* _Task to complete_: Search the listing for "this" and copy every line where it appears.
═══ Available records
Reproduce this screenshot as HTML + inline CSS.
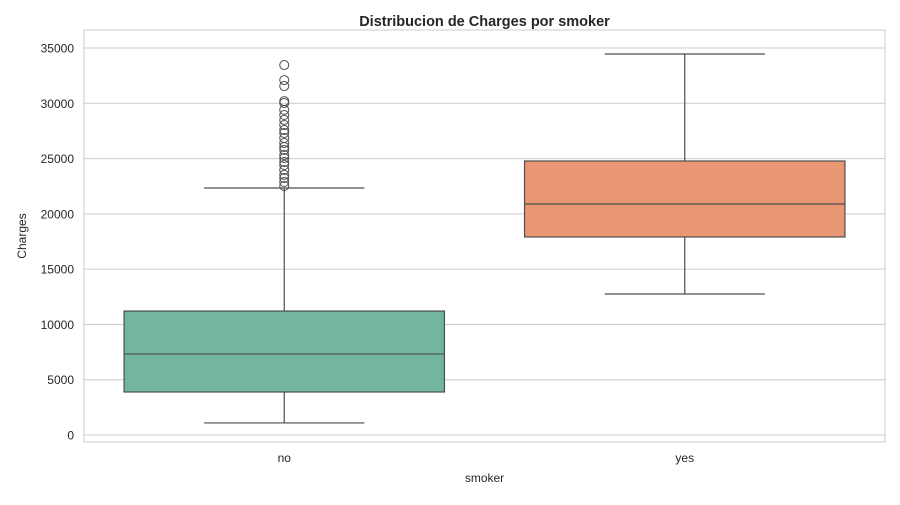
══════
═══ Available records
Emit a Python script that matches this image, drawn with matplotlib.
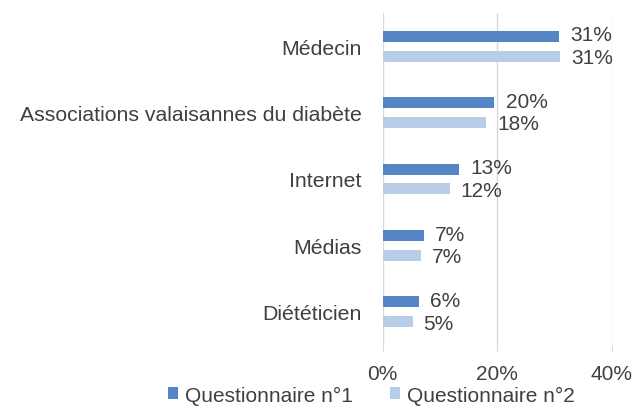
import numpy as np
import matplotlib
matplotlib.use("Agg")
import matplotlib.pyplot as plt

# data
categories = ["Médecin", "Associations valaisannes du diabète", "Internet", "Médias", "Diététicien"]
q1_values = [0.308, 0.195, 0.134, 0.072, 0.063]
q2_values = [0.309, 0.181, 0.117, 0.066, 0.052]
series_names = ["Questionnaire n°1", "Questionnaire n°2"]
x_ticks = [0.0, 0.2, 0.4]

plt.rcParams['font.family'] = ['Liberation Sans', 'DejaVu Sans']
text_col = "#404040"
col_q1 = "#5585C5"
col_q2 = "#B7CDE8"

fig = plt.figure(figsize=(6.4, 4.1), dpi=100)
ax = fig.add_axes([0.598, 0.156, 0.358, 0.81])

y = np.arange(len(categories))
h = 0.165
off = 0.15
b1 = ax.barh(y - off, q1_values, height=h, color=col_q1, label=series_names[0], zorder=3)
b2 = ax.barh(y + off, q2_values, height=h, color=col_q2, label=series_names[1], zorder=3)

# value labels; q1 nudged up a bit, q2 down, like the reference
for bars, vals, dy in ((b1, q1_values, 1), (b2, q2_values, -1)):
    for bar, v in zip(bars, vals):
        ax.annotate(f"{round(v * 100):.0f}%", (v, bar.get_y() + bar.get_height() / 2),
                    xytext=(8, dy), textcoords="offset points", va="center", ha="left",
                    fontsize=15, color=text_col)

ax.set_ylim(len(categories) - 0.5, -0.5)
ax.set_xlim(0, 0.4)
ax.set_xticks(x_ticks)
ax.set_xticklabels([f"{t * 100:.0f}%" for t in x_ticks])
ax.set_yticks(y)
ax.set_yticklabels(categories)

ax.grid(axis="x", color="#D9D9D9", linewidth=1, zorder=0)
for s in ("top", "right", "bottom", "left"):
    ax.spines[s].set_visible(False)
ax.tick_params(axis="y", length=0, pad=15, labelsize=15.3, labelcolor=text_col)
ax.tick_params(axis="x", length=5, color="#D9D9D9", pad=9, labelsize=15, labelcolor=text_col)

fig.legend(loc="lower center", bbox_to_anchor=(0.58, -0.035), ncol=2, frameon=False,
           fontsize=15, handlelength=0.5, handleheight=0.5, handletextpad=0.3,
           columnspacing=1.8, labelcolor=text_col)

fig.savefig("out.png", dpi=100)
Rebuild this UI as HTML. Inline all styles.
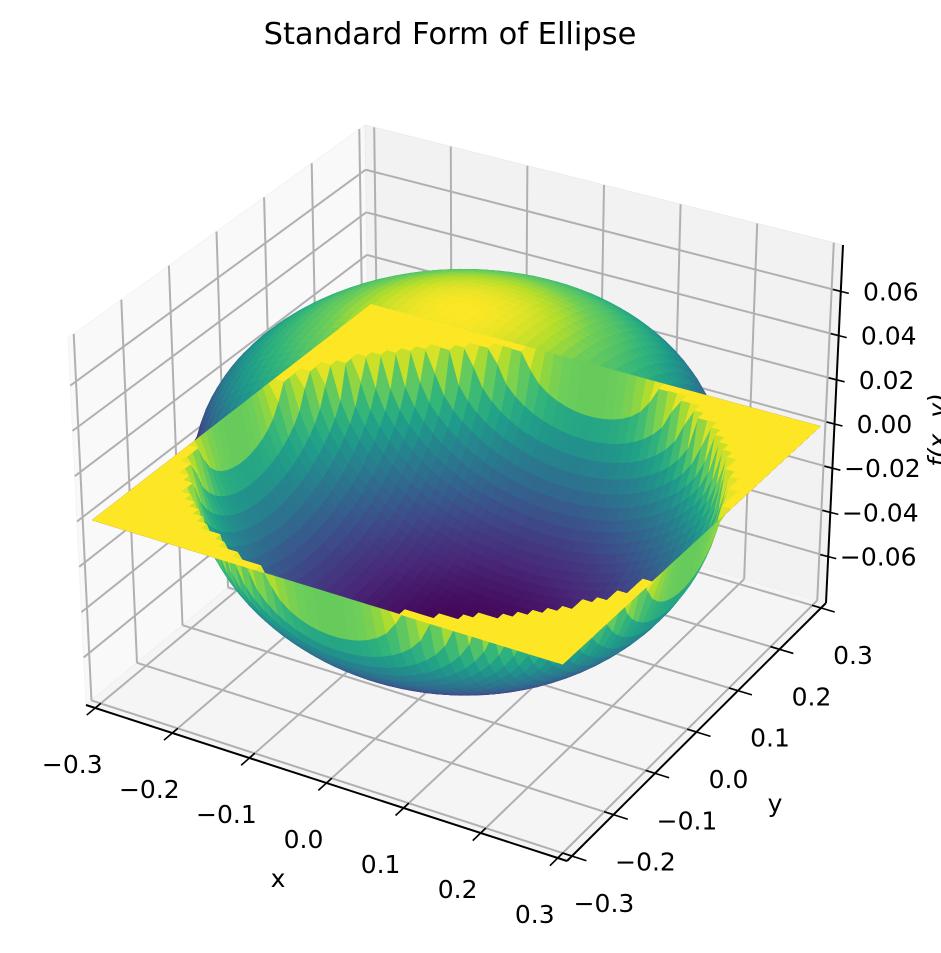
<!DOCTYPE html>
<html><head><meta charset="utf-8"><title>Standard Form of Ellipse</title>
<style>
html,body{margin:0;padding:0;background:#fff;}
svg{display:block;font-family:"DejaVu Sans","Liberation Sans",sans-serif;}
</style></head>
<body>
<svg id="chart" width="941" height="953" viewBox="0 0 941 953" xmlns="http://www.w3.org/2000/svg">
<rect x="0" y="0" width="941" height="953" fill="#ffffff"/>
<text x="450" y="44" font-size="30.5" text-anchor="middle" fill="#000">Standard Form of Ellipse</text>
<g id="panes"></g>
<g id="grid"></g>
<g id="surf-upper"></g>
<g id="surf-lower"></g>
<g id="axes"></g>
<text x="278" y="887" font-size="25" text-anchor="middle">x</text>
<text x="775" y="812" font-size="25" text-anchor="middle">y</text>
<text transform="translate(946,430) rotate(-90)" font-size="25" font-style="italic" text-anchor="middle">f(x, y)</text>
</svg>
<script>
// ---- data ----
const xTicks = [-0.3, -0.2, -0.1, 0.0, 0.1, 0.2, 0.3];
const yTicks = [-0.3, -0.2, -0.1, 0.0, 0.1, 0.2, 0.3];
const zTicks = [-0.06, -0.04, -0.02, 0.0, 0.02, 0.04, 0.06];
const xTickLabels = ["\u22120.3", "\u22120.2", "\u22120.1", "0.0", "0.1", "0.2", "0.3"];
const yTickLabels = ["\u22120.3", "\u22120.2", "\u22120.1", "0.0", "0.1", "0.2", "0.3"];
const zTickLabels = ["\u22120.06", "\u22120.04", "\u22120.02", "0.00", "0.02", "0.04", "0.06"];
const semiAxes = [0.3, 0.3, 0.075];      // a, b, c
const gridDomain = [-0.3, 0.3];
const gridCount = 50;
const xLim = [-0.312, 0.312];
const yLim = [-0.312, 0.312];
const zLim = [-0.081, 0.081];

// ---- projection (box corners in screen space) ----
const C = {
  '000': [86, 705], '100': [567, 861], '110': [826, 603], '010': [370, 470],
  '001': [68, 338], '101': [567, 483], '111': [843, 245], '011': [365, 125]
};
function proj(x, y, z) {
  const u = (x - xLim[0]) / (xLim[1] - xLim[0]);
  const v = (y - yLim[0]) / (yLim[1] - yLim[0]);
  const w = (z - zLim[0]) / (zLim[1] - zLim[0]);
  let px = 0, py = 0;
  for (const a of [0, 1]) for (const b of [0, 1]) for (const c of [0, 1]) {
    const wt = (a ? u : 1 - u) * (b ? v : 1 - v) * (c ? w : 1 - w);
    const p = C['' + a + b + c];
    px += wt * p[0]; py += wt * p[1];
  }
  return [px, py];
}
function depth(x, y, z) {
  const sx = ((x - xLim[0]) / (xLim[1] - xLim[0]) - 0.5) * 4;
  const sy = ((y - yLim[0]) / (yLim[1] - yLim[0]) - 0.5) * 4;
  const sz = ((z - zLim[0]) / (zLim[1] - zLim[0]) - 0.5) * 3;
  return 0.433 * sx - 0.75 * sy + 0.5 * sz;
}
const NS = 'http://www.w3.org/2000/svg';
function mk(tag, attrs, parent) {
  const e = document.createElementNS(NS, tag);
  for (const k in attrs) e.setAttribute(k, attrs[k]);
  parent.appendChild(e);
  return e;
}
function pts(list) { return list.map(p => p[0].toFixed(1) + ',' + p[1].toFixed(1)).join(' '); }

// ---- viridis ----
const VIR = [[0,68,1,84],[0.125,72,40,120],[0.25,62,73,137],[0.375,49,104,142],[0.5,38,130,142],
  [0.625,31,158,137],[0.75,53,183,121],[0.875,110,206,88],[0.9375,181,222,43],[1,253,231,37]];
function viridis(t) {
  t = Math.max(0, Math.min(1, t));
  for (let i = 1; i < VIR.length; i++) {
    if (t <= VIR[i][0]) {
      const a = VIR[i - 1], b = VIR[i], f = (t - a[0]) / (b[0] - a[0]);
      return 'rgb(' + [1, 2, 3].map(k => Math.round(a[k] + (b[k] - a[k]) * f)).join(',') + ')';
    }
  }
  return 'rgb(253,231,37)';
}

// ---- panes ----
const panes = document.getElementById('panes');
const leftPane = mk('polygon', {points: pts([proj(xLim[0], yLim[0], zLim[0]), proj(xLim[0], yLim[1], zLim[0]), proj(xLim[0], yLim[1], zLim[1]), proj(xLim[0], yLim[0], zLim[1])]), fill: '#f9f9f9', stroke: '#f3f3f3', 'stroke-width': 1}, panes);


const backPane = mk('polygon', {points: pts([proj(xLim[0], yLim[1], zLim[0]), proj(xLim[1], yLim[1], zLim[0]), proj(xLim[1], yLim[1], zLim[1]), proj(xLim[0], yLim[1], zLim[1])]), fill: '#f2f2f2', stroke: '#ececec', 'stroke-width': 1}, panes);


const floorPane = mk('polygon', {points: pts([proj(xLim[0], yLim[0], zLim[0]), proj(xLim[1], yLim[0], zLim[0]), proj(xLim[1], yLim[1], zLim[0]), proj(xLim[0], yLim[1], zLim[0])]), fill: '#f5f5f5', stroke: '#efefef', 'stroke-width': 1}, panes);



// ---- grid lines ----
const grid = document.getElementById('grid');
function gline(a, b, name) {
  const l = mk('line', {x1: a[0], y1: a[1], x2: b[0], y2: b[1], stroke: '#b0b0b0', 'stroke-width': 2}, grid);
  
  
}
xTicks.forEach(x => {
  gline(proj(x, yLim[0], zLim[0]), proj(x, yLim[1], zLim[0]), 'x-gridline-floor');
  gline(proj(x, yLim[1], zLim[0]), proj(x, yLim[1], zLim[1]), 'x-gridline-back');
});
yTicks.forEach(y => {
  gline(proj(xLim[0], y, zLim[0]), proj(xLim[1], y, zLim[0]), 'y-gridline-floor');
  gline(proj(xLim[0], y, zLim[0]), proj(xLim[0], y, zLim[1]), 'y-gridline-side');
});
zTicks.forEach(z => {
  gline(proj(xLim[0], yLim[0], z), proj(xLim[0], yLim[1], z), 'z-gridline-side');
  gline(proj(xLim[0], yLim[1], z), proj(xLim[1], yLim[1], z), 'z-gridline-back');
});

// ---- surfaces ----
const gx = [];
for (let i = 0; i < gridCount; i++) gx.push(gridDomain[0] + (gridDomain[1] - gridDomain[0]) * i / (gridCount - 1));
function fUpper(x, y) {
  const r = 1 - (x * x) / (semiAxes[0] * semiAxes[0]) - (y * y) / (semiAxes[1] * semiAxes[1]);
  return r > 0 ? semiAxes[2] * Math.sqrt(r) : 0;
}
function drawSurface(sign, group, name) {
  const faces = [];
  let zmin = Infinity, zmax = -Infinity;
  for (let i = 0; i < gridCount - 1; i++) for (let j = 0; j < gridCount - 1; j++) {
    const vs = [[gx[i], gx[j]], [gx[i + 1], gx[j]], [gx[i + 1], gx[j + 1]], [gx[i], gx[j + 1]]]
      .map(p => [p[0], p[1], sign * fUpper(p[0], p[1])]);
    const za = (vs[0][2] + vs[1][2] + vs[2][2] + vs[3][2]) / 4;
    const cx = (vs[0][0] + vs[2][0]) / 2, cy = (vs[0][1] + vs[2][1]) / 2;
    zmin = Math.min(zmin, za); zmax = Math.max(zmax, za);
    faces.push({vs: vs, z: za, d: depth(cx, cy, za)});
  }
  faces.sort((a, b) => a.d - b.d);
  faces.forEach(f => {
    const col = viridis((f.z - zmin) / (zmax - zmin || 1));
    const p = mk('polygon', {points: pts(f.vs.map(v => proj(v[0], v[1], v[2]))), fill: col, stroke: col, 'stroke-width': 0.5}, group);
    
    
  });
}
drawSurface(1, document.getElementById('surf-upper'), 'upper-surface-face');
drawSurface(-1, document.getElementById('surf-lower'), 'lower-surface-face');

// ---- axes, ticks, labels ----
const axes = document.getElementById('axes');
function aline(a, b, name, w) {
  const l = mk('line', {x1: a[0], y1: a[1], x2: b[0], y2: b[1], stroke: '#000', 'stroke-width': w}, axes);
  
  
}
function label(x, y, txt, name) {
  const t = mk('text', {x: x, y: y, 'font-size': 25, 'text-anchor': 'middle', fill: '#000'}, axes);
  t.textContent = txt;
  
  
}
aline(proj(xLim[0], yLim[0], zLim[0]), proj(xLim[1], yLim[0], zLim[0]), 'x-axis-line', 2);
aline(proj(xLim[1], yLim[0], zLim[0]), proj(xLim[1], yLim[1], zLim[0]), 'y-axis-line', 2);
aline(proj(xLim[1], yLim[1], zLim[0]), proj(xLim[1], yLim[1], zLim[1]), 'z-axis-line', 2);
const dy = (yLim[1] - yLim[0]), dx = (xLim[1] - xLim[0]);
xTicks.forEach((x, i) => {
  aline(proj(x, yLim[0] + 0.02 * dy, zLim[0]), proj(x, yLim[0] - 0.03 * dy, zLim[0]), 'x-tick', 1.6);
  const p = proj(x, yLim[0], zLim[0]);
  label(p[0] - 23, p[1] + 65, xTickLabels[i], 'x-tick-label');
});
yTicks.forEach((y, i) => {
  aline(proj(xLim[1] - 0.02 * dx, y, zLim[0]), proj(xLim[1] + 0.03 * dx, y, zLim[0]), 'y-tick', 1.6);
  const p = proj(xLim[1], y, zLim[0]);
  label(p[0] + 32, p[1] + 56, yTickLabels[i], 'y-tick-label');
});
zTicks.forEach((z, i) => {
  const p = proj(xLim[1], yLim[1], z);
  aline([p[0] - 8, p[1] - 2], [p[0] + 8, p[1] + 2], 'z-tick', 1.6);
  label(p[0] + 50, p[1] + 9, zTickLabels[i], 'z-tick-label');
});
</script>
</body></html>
══════
═══ Available records
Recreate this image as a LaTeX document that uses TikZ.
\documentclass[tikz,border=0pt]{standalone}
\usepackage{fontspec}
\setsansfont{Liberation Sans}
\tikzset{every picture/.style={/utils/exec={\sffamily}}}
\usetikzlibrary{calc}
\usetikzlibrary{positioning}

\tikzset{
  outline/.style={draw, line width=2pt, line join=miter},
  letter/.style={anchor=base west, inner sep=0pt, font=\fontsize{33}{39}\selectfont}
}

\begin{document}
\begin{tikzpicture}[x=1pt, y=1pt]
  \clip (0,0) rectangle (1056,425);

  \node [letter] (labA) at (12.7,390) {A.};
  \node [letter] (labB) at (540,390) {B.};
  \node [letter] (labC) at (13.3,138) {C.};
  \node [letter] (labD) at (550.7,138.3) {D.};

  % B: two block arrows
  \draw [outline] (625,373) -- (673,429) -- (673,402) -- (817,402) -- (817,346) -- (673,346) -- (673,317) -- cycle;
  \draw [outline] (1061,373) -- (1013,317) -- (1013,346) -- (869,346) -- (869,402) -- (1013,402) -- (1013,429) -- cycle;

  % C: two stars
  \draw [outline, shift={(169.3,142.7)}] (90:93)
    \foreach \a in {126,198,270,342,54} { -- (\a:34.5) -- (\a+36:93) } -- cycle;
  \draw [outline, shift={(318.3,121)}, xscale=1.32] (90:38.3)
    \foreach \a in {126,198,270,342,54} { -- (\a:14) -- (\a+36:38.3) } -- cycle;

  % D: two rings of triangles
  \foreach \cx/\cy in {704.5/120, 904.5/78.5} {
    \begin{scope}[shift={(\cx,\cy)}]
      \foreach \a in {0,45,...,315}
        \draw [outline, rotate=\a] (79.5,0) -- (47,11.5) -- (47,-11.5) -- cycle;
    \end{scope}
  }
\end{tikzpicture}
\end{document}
══════
* _Exercise response_:
Reproduce this screenshot as HTML + inline CSS.
Emit a Python script that matches this image, drawn with matplotlib.
Rebuild this UI as HTML. Inline all styles.
Recreate this image as a LaTeX document that uses TikZ.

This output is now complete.